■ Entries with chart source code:
•••

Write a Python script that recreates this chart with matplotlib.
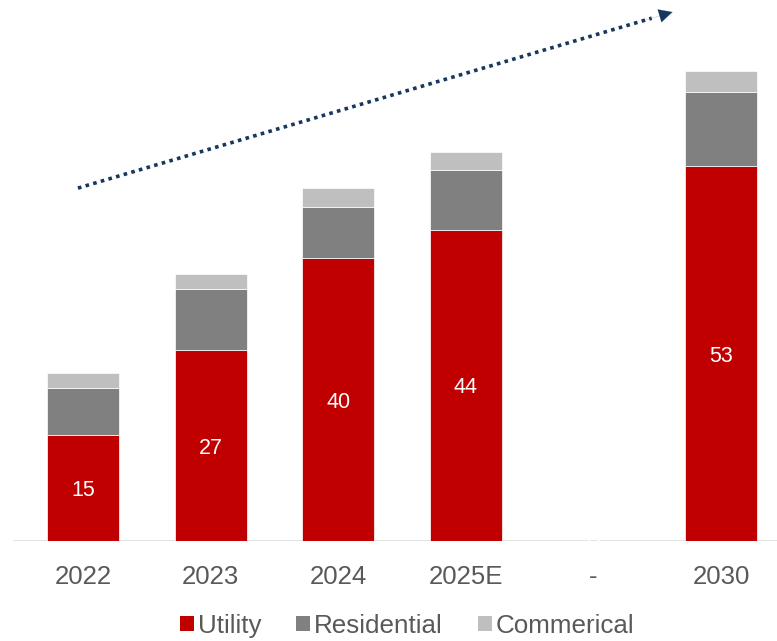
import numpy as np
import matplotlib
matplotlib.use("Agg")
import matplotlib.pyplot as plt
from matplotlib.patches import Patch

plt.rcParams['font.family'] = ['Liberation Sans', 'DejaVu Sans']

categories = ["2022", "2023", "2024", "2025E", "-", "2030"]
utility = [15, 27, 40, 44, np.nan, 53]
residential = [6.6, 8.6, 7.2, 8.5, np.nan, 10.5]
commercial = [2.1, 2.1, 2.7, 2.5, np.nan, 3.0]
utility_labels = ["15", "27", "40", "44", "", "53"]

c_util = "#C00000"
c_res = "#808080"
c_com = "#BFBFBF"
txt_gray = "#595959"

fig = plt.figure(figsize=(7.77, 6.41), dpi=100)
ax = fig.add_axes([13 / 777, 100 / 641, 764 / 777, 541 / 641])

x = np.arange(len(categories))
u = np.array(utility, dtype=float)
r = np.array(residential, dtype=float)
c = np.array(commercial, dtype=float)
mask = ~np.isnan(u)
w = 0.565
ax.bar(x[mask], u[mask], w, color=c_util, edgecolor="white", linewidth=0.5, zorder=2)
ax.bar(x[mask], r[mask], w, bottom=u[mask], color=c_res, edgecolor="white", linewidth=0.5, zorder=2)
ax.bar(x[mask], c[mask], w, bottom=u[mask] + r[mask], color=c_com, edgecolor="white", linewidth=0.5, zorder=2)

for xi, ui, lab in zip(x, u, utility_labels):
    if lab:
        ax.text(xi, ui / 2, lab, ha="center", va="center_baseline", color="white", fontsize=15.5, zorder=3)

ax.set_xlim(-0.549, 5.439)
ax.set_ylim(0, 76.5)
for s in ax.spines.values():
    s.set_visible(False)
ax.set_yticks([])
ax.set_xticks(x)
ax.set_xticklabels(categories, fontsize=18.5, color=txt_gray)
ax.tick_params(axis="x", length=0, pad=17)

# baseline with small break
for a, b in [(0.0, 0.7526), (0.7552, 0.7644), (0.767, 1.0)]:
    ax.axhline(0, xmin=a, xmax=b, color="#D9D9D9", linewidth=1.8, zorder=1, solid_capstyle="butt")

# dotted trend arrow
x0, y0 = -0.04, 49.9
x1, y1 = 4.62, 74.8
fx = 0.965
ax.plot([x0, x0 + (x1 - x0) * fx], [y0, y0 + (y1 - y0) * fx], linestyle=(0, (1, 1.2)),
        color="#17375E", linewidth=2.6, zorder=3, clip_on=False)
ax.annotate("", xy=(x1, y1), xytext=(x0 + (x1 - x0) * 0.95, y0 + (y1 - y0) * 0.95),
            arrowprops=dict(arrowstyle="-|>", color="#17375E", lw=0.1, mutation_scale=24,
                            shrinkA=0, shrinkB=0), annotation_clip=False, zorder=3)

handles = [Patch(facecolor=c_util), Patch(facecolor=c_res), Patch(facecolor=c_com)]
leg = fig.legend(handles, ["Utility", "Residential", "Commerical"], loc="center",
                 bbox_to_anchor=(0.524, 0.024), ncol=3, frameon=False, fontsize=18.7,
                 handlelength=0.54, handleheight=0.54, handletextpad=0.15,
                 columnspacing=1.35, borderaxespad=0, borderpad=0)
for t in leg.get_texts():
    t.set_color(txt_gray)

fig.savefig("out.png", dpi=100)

•••

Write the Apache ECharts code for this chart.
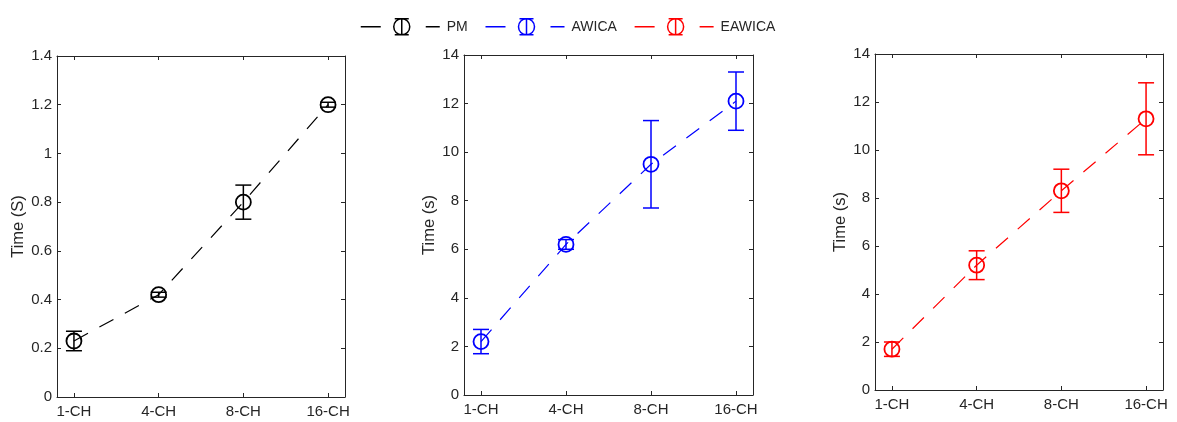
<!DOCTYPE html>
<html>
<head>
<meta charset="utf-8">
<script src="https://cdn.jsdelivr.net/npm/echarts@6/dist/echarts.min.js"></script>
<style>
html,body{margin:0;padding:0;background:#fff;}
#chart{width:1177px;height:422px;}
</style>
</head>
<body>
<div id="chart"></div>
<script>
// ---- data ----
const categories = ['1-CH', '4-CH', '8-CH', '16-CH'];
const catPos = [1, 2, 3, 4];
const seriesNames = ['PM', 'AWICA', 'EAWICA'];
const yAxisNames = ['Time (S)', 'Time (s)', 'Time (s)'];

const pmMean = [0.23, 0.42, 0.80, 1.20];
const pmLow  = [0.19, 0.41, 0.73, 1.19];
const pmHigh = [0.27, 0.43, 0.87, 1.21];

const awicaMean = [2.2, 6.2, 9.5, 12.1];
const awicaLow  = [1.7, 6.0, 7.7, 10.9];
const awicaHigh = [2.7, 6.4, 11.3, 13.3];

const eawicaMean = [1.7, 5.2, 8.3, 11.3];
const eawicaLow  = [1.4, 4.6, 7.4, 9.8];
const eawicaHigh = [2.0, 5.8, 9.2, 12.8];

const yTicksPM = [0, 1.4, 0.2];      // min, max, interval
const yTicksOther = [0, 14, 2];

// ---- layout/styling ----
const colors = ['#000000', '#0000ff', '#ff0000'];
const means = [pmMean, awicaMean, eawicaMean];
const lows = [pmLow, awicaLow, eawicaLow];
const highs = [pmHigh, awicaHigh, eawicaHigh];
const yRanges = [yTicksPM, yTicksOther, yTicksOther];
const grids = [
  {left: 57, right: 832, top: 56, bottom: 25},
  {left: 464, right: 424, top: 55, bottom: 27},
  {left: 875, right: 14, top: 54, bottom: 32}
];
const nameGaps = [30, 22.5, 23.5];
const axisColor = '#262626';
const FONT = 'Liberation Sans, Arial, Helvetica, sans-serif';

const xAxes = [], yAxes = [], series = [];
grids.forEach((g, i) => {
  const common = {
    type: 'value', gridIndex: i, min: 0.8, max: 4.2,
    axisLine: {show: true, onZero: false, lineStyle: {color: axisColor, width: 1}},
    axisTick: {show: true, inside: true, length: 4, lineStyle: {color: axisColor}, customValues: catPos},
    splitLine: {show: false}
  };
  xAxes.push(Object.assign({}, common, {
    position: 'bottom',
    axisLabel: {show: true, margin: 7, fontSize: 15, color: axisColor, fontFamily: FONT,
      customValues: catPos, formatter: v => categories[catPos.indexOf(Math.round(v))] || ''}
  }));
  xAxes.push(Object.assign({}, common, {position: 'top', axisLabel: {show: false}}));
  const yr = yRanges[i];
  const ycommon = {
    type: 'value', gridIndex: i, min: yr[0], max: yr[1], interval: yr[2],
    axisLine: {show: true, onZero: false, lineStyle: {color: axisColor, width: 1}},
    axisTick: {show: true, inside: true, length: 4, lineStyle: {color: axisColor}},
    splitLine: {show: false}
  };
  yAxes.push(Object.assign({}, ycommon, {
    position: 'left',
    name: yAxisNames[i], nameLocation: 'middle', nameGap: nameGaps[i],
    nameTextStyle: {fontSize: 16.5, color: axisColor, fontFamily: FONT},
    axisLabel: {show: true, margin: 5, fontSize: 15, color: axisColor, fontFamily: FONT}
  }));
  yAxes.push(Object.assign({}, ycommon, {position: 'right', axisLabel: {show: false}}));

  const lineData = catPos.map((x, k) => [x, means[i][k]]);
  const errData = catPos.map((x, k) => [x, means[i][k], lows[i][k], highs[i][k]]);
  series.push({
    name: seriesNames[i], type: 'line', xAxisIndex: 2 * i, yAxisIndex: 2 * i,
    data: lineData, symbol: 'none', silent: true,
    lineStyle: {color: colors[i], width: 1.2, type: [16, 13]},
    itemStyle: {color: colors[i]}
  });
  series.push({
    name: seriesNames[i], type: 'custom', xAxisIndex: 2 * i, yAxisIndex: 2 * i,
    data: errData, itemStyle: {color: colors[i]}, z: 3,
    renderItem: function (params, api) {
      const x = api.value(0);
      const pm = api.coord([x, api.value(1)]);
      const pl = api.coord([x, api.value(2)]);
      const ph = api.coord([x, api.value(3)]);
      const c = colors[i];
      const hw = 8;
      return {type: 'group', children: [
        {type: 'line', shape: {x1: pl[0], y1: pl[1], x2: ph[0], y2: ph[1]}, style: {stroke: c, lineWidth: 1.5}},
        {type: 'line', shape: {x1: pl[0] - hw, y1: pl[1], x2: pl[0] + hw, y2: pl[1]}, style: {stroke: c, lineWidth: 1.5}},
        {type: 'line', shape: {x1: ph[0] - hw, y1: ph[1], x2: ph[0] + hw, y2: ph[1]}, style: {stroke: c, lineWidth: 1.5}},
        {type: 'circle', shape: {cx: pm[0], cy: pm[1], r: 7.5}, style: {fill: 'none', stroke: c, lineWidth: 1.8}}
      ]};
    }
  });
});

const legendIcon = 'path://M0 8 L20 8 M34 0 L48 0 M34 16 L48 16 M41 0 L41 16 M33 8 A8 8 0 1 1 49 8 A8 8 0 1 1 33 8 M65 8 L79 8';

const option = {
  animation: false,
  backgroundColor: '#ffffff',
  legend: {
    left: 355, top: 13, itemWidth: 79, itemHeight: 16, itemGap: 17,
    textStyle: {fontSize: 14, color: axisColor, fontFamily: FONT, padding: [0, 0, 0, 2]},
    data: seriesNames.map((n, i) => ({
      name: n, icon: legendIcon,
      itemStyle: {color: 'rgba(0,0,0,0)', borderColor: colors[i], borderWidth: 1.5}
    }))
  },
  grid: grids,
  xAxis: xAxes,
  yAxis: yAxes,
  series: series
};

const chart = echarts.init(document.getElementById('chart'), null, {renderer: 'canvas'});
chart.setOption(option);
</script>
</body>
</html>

•••

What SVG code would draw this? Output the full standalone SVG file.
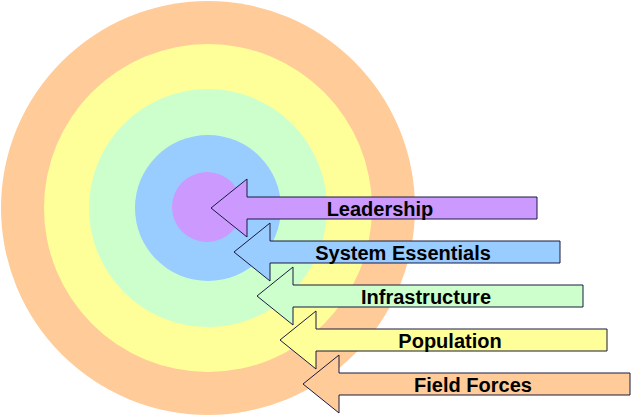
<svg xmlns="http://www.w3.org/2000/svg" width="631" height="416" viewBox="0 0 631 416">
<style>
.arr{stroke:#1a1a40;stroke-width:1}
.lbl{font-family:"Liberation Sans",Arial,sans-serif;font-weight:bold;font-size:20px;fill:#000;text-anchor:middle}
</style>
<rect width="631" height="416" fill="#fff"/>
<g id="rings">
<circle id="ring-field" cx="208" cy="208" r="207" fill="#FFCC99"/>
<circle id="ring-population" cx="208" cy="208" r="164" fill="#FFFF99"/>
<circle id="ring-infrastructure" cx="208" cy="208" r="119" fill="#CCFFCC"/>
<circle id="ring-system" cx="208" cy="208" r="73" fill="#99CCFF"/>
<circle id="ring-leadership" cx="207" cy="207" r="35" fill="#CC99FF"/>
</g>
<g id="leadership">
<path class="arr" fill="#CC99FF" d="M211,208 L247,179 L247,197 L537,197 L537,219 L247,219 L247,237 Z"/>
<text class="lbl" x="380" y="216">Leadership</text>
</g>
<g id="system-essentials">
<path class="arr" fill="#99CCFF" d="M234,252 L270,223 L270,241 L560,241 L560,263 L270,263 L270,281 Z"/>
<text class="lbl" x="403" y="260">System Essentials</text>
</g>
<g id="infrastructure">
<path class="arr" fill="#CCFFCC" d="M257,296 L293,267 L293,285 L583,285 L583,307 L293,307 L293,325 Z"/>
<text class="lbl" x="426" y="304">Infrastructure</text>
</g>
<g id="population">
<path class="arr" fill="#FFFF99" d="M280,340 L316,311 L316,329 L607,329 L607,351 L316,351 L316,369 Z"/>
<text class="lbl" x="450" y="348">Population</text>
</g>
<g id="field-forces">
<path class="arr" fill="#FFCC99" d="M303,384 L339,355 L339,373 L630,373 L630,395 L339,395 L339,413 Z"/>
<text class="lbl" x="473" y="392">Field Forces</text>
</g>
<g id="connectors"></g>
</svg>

•••

■ TASK INSTRUCTIONS: Your task is to transcribe exactly the lines starting at the line that contains "Write a Python" and ending at the line that contains "ax = fig.add_axes([13", both included. Leave out the pictures.

■ FULL RESPONSE:
Write a Python script that recreates this chart with matplotlib.
import numpy as np
import matplotlib
matplotlib.use("Agg")
import matplotlib.pyplot as plt
from matplotlib.patches import Patch

plt.rcParams['font.family'] = ['Liberation Sans', 'DejaVu Sans']

categories = ["2022", "2023", "2024", "2025E", "-", "2030"]
utility = [15, 27, 40, 44, np.nan, 53]
residential = [6.6, 8.6, 7.2, 8.5, np.nan, 10.5]
commercial = [2.1, 2.1, 2.7, 2.5, np.nan, 3.0]
utility_labels = ["15", "27", "40", "44", "", "53"]

c_util = "#C00000"
c_res = "#808080"
c_com = "#BFBFBF"
txt_gray = "#595959"

fig = plt.figure(figsize=(7.77, 6.41), dpi=100)
ax = fig.add_axes([13 / 777, 100 / 641, 764 / 777, 541 / 641])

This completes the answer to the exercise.